#### Work to do:
Return each line containing the string "this".

#### Extracted material:
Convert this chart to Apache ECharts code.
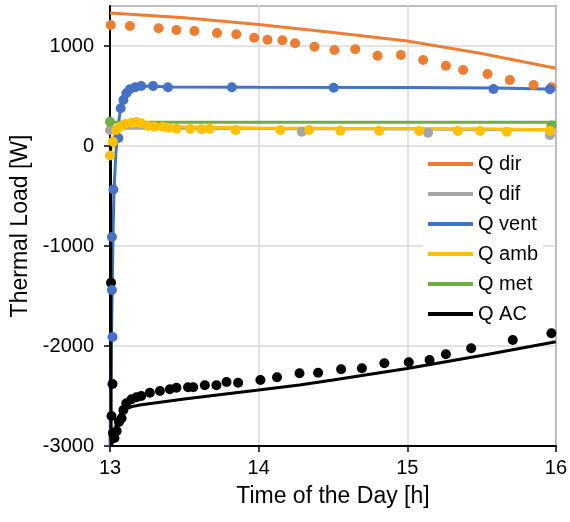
<!DOCTYPE html>
<html>
<head>
<meta charset="utf-8">
<script src="https://cdn.jsdelivr.net/npm/echarts@6/dist/echarts.min.js"></script>
<style>html,body{margin:0;padding:0;background:#fff}#c{width:570px;height:522px}</style>
</head>
<body>
<div id="c"></div>
<script>
// ---- data (time [h], load [W]) ----
var seriesNames = ['Q dir', 'Q dif', 'Q vent', 'Q amb', 'Q met', 'Q AC'];
var xTicks = [13, 14, 15, 16];
var yTicks = [-3000, -2000, -1000, 0, 1000];

var dirLine = [[13,1330],[13.5,1282],[14,1215],[14.5,1135],[15,1050],[15.5,925],[16,778]];
var dirDots = [[13.005,1210],[13.134,1200],[13.327,1177],[13.447,1160],[13.568,1150],[13.72,1130],[13.85,1117],[13.97,1083],[14.06,1063],[14.16,1057],[14.245,1027],[14.376,993],[14.51,960],[14.65,967],[14.80,903],[14.957,910],[15.107,860],[15.26,803],[15.376,760],[15.54,720],[15.69,660],[15.85,610],[15.97,587]];

var difLine = [[13,178],[14,175],[15,170],[16,160]];
var difDots = [[13.0,160],[14.29,143],[15.14,133],[15.96,110]];

var ventLine = [[13.0,-3000],[13.005,-2400],[13.01,-1900],[13.015,-1430],[13.02,-920],[13.027,-440],[13.04,-60],[13.055,200],[13.07,370],[13.09,460],[13.11,530],[13.13,565],[13.17,587],[13.21,597],[13.3,598],[13.4,590],[14,588],[15,585],[15.6,580],[16,568]];
var ventDots = [[13.017,-1910],[13.013,-1440],[13.013,-910],[13.023,-435],[13.056,80],[13.072,377],[13.09,460],[13.11,527],[13.134,567],[13.17,587],[13.21,600],[13.29,600],[13.39,587],[13.82,587],[14.505,583],[15.58,570],[15.96,567]];

var ambLine = [[13.0,-100],[13.01,-20],[13.02,60],[13.04,160],[13.07,205],[13.1,222],[13.15,225],[13.25,210],[13.5,192],[14,180],[14.5,177],[15,176],[15.5,173],[16,163]];
var ambDots = [[13.0,-95],[13.02,43],[13.042,160],[13.067,193],[13.1,220],[13.145,233],[13.178,240],[13.21,227],[13.256,200],[13.3,193],[13.356,193],[13.39,183],[13.447,173],[13.54,170],[13.614,167],[13.67,173],[13.845,160],[14.147,160],[14.34,160],[14.55,153],[14.81,153],[15.08,150],[15.34,150],[15.49,150],[15.67,143],[15.96,153]];

var metLine = [[13,237],[16,237]];
var metDots = [[13.0,243],[15.97,205]];

var acLine = [[13.003,50],[13.008,-3000],[13.02,-2950],[13.04,-2800],[13.07,-2680],[13.1,-2630],[13.15,-2605],[13.2,-2590],[13.5,-2530],[14,-2440],[14.275,-2390],[14.5,-2340],[15,-2225],[15.5,-2095],[16,-1957]];
var acDots = [[13.007,-1367],[13.017,-2380],[13.01,-2700],[13.02,-2870],[13.03,-2920],[13.045,-2850],[13.06,-2760],[13.078,-2723],[13.09,-2640],[13.11,-2573],[13.145,-2533],[13.178,-2513],[13.21,-2500],[13.268,-2467],[13.336,-2450],[13.403,-2433],[13.447,-2417],[13.525,-2413],[13.56,-2413],[13.638,-2393],[13.716,-2393],[13.784,-2360],[13.862,-2367],[14.012,-2340],[14.124,-2313],[14.275,-2273],[14.40,-2267],[14.555,-2233],[14.695,-2223],[14.846,-2173],[15.01,-2163],[15.15,-2140],[15.26,-2083],[15.43,-2023],[15.71,-1940],[15.97,-1873]];

var colors = ['#ED7D31', '#A5A5A5', '#4472C4', '#FFC000', '#70AD47', '#000000'];
var lines = [dirLine, difLine, ventLine, ambLine, metLine, acLine];
var dots = [dirDots, difDots, ventDots, ambDots, metDots, acDots];

var FONT = 'Liberation Sans, Arial, sans-serif';
var series = [];
lines.forEach(function (d, i) {
  series.push({
    name: seriesNames[i], type: 'line', data: d, showSymbol: false, symbol: 'none',
    lineStyle: { color: colors[i], width: 3 }, itemStyle: { color: colors[i] },
    z: 2, animation: false
  });
});
var dotOrder = [5, 0, 1, 2, 4, 3];
dotOrder.forEach(function (i) {
  series.push({
    name: seriesNames[i] + ' data', type: 'scatter', data: dots[i], symbol: 'circle', symbolSize: 10,
    itemStyle: { color: colors[i], opacity: 1 }, z: 3, animation: false
  });
});

var chart = echarts.init(document.getElementById('c'));
chart.setOption({
  animation: false,
  backgroundColor: '#fff',
  grid: { left: 110, right: 13, top: 6, bottom: 76, show: true, borderColor: '#404040', borderWidth: 1.5, backgroundColor: 'transparent' },
  legend: {
    data: seriesNames.map(function (n) { return { name: n, icon: 'rect' }; }),
    orient: 'vertical', left: 423, top: 149, itemWidth: 45, itemHeight: 4, itemGap: 10,
    padding: [5, 5, 5, 5], backgroundColor: '#fff',
    textStyle: { fontFamily: FONT, fontSize: 20, color: '#000' }, selectedMode: false
  },
  xAxis: {
    type: 'value', min: xTicks[0], max: xTicks[xTicks.length - 1], interval: 1,
    name: 'Time of the Day [h]', nameLocation: 'middle', nameGap: 39,
    nameTextStyle: { fontFamily: FONT, fontSize: 23, color: '#000' },
    axisLine: { show: true, onZero: false, lineStyle: { color: '#000', width: 2 } },
    axisTick: { show: true, inside: false, length: 6, lineStyle: { color: '#000', width: 1.5 } },
    axisLabel: { fontFamily: FONT, fontSize: 20, color: '#000', margin: 12 },
    splitLine: { show: true, lineStyle: { color: '#d9d9d9', width: 1.5 } }
  },
  yAxis: {
    type: 'value', min: yTicks[0], max: 1400, interval: 1000,
    name: 'Thermal Load [W]', nameLocation: 'middle', nameGap: 72,
    nameTextStyle: { fontFamily: FONT, fontSize: 23, color: '#000' },
    axisLine: { show: true, onZero: false, lineStyle: { color: '#000', width: 2 } },
    axisTick: { show: true, inside: false, length: 6, lineStyle: { color: '#000', width: 1.5 } },
    axisLabel: { fontFamily: FONT, fontSize: 20, color: '#000', margin: 16, showMaxLabel: false,
      formatter: function (v) { return yTicks.indexOf(v) >= 0 ? String(v) : ''; } },
    splitLine: { show: true, lineStyle: { color: '#d9d9d9', width: 1.5 } }
  },
  series: series
});
</script>
</body>
</html>
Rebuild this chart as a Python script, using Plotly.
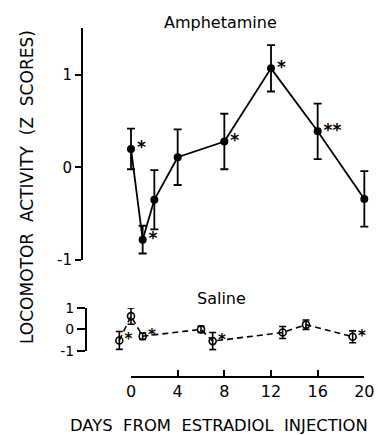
import plotly.graph_objects as go

# ---- data ----
amph_days = [0, 1, 2, 4, 8, 12, 16, 20]
amph_z = [0.20, -0.78, -0.35, 0.11, 0.28, 1.07, 0.39, -0.34]
amph_err = [0.22, 0.15, 0.32, 0.30, 0.30, 0.25, 0.30, 0.30]
amph_sig = ["*", "*", "", "", "*", "*", "**", ""]

sal_days = [-1, 0, 1, 6, 7, 13, 15, 19]
sal_z = [-0.52, 0.62, -0.32, 0.0, -0.55, -0.15, 0.22, -0.35]
sal_err = [0.42, 0.38, 0.15, 0.15, 0.40, 0.28, 0.22, 0.28]
sal_sig = ["*", "", "*", "", "*", "", "", "*"]

x_ticks = [0, 4, 8, 12, 16, 20]
x_ticktext = ["0", "4", "8", "12", "16", "20"]
y_ticks = [-1, 0, 1]
y_ticktext = ["-1", "0", "1"]

W, H = 378, 435
FONT = "DejaVu Sans"
INK = "black"
CLEAR = "rgba(0,0,0,0)"


def pad(labels):
    return [" " + s if s else "" for s in labels]


fig = go.Figure()

# Amphetamine (filled circles, solid line)
fig.add_trace(go.Scatter(
    x=amph_days, y=amph_z, mode="lines+markers",
    line=dict(color=INK, width=1.8),
    marker=dict(symbol="circle", size=8, color=INK),
    error_y=dict(type="data", array=amph_err, visible=True,
                 color=INK, thickness=1.8, width=4),
    xaxis="x", yaxis="y", cliponaxis=False, showlegend=False,
))
fig.add_trace(go.Scatter(
    x=amph_days, y=amph_z, mode="text", text=pad(amph_sig),
    textposition="middle right",
    textfont=dict(family=FONT, size=17, color=INK, weight="bold"),
    xaxis="x", yaxis="y", cliponaxis=False, showlegend=False,
))

# Saline (open circles, dashed line)
fig.add_trace(go.Scatter(
    x=sal_days, y=sal_z, mode="lines+markers",
    line=dict(color=INK, width=1.6, dash="6px,4px"),
    marker=dict(symbol="circle-open", size=7, color=INK,
                line=dict(width=1.6, color=INK)),
    error_y=dict(type="data", array=sal_err, visible=True,
                 color=INK, thickness=1.6, width=3.5),
    xaxis="x", yaxis="y2", cliponaxis=False, showlegend=False,
))
fig.add_trace(go.Scatter(
    x=sal_days, y=sal_z, mode="text", text=pad(sal_sig),
    textposition="middle right",
    textfont=dict(family=FONT, size=15, color=INK, weight="bold"),
    xaxis="x", yaxis="y2", cliponaxis=False, showlegend=False,
))

# invisible trace to hold the visible day axis
fig.add_trace(go.Scatter(
    x=[x_ticks[0], x_ticks[-1]], y=[0, 0], mode="markers",
    marker=dict(opacity=0, color=CLEAR), hoverinfo="skip",
    xaxis="x2", yaxis="y2", showlegend=False,
))

fig.update_layout(
    width=W, height=H,
    margin=dict(l=0, r=0, t=0, b=0, autoexpand=False),
    paper_bgcolor="white", plot_bgcolor=CLEAR,
    font=dict(family=FONT, color=INK, size=15),
    xaxis=dict(domain=[82 / W, 376 / W], range=[-4.2, 21.0],
               showline=False, showticklabels=False, ticks="",
               showgrid=False, zeroline=False, anchor="y2"),
    xaxis2=dict(domain=[131 / W, 364.3 / W], range=[0, 20],
                anchor="free", position=1 - 377 / H,
                showline=True, linecolor=INK, linewidth=2,
                ticks="inside", ticklen=6, tickwidth=2, tickcolor=INK,
                tickvals=x_ticks, ticktext=x_ticktext,
                tickfont=dict(family=FONT, size=16, color=INK),
                showgrid=False, zeroline=False),
    yaxis=dict(domain=[1 - 260 / H, 1 - 28 / H], range=[-1, 1.506],
               anchor="free", position=82 / W,
               showline=True, linecolor=INK, linewidth=2,
               ticks="outside", ticklen=6, tickwidth=2, tickcolor=INK,
               tickvals=y_ticks, ticktext=y_ticktext,
               tickfont=dict(family=FONT, size=15, color=INK),
               showgrid=False, zeroline=False),
    yaxis2=dict(domain=[1 - 350.7 / H, 1 - 308 / H], range=[-1, 1],
                anchor="free", position=86 / W,
                showline=True, linecolor=INK, linewidth=2,
                ticks="outside", ticklen=8, tickwidth=2, tickcolor=INK,
                tickvals=y_ticks, ticktext=y_ticktext,
                tickfont=dict(family=FONT, size=14, color=INK),
                showgrid=False, zeroline=False),
)

annots = [
    dict(text="Amphetamine", x=220 / W, y=1 - 22 / H, size=16, angle=0),
    dict(text="Saline", x=221 / W, y=1 - 298 / H, size=16, angle=0),
    dict(text="DAYS  FROM  ESTRADIOL  INJECTION", x=219 / W, y=1 - 425 / H,
         size=16.4, angle=0),
    dict(text="LOCOMOTOR  ACTIVITY  (Z  SCORES)", x=27 / W, y=1 - 187 / H,
         size=17, angle=-90),
]
for a in annots:
    fig.add_annotation(
        text=a["text"], x=a["x"], y=a["y"], xref="paper", yref="paper",
        xanchor="center", yanchor="middle", showarrow=False,
        textangle=a["angle"],
        font=dict(family=FONT, size=a["size"], color=INK),
    )

fig.write_html(
    "out.html",
    config={"displayModeBar": False},
    post_script="document.body.style.margin='0';document.body.style.overflow='hidden';",
)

#### Reply:
Convert this chart to Apache ECharts code.
Rebuild this chart as a Python script, using Plotly.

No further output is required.